Die Unabhängigkeit der Provinz ist für Belgrad unannehmbar. Den meisten Serben gilt das Kosovo als "heiliges Land"; eine Abspaltung würde als Verrat gelten. Für die Albanische Bevölkerungsmehrheit im Kosovo ist hingegen gerade die uneingeschränkte Souveränität unabdingbar.
Die Verhandler unter Leitung des ehemaligen Finnischen Präsidenten Martti Ahtisaari stehen vor einer schier unlösbaren Aufgabe. Die Unabhängigkeit des Kosovo, so warnen Beobachter, könnte eine Radikalisierung der in Serbien immer noch einflussreichen Nationalisten zur Folge haben. Diese könnten zur Rückeroberung der zuletzt 1998/99 verwüsteten Region aufrufen.

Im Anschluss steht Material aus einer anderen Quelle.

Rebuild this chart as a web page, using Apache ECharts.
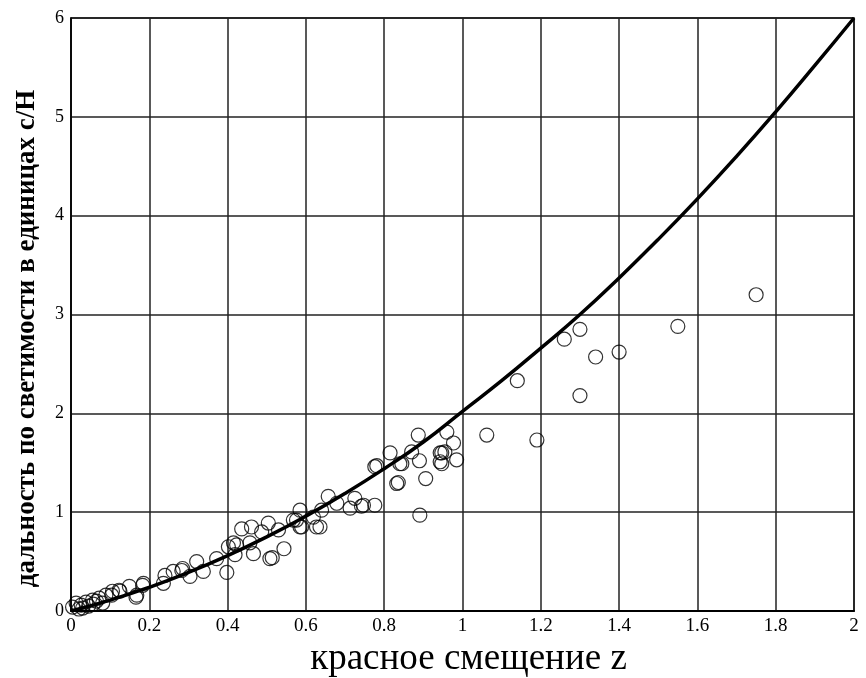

Unter Umständen wäre jedoch eine Selbstständigkeit des Kosovo für Belgrad wie Pritina akzeptabel, wenn der serbisch dominierte Norden an Serbien fiele. Dies fände derzeit aber innerhalb der internationalen Gemeinschaft keine Zustimmung.
Von den USA und der EU wird eine Zwischenlösung erwogen. Demnach könnte das Kosovo eingeschränkte Unabhängigkeit mit Aussicht auf völlige Souveränität erhalten. Die UNO bliebe dann noch einige Zeit in der Region, um vor allem den Umgang Pritinas mit der serbischen Minderheit zu überwachen. Diese Option kommt aber für Serbien keinesfalls in Frage.
Die zuletzt im Kosovo beobachtbare Radikalisierung militanter Albaner belastet die Gespräche zusätzlich. Sollte es nicht zur Unabhängigkeit der Provinz kommen, werde man vor Gewalt gegen Serben und UN-Mitarbeiter nicht zurückschrecken, hieß es bei radikalen Albanern.